It is recommended to use virtual environments for this project to ensure there is no conflicting package versions on your system.

Activate the virtual environment (if needed), run the pip install command, and then launch Jupyter Lab inside this project to get this project running.

In [None]:
# Uncomment the following line to execute the pip install
# %pip install -r requirements.txt

In [None]:
import pandas as pd
import numpy as np

# Visualization
from matplotlib import pyplot as plt
import seaborn as sns

from measure_incremental_development.compute import calculate_mid, classify_snapshots


## Get DF Representing Single Student Submission And File

In [None]:
from getSubmissionDataframes import *

`getSubmissionDataframes` contains the following functions:

*   `getFileInStudentSubmission`
*   `getStudentSubmission`
*   `filterDownToRunAndEdits`
*   `filterDownToRunAndEditsAndPastes`
*   `getStudentSubmissionRunsAndEdits`
*   `getFileInStudentSubmissionRunsAndEdits`

## Reconstruct Submissions

In [None]:
from reconstructSubmissions import *

`reconstructSubmissions` has the functions:

*   `reconstructSingleFileDebugger`
*   `reconstructFinalFile`
*   `reconstructFileAtRunEvents`
*   `reconstructProjectAtRunEvents`

#### View Reconstructed Project

In [None]:
from viewReconstructions import *

`viewReconstructions` has the following functions:

*   `viewFinalReconstructedProject`
*   `viewReconstructedProjectStates`

#### Get Student Project Info

In [None]:
from getStudentProjectInfo import *

`getStudentProjectInfo` has the following function:

*   `getStudentProjectList`

## Load Datasets

In [None]:
keystroke_df_unedited = pd.read_csv("data/keystrokes.csv")
student_df_unedited = pd.read_csv("data/students.csv")
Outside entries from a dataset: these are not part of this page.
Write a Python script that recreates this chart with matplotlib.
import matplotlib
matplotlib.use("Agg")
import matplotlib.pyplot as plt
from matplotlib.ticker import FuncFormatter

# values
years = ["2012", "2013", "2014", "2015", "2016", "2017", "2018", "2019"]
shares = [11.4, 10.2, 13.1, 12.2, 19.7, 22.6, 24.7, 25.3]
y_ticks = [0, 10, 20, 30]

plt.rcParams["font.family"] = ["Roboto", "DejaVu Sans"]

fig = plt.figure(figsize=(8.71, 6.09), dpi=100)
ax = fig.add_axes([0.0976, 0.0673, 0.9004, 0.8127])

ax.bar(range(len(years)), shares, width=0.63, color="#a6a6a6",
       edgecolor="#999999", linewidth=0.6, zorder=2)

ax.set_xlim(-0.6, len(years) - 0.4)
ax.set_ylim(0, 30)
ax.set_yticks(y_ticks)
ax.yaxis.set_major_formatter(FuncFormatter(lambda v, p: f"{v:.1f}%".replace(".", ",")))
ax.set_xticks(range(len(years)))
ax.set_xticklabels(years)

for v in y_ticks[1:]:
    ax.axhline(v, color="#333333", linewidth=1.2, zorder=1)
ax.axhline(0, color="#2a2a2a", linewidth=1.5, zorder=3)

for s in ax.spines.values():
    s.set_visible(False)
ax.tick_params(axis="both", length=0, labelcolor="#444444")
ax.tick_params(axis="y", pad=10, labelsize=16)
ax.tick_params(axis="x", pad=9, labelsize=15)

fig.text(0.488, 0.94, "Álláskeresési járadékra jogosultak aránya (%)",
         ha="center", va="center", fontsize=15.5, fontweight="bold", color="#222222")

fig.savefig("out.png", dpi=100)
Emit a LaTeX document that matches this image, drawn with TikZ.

#### Copy Datasets For Modification

This preserves the initial datasets, in case we ever need to bring an unedited column/row back into anything

In [None]:
keystroke_df = keystroke_df_unedited.copy()
student_df = student_df_unedited.copy()

#### Reconstructing All Projects

Note, we only particularly care about `final_data`.

In [None]:
projects_df, run_events_df, final_data = getStudentProjectList(student_df, keystroke_df)

#### Create Directories For Projects, If Necessary

In [None]:
PROJECT_RECONSTRUCTION_DIRECTORY = 'reconstructed_submissions'

In [None]:
import os
import pathlib

directoryPath = pathlib.Path(PROJECT_RECONSTRUCTION_DIRECTORY)

directoryPath.mkdir(exist_ok=True)

In [None]:
for student, assign, projStates in final_data:
    # Ensure there's some files to save
    if len(projStates) > 0:
        # Create directory for Student/Assignment
        directoryName = PROJECT_RECONSTRUCTION_DIRECTORY + "/" + student + "/" + assign + "/"
        studentProjectPath = pathlib.Path(directoryName)
        studentProjectPath.mkdir(parents=True, exist_ok=True)

        # Save all files
        for fileName in projStates:
            # ensure final file isn't empty
            if len(projStates[fileName][-1]) > 0:
                newFile = open(directoryName + fileName, 'w')
                print(
                    projStates[fileName][-1],
                    file=newFile
                )
                newFile.close()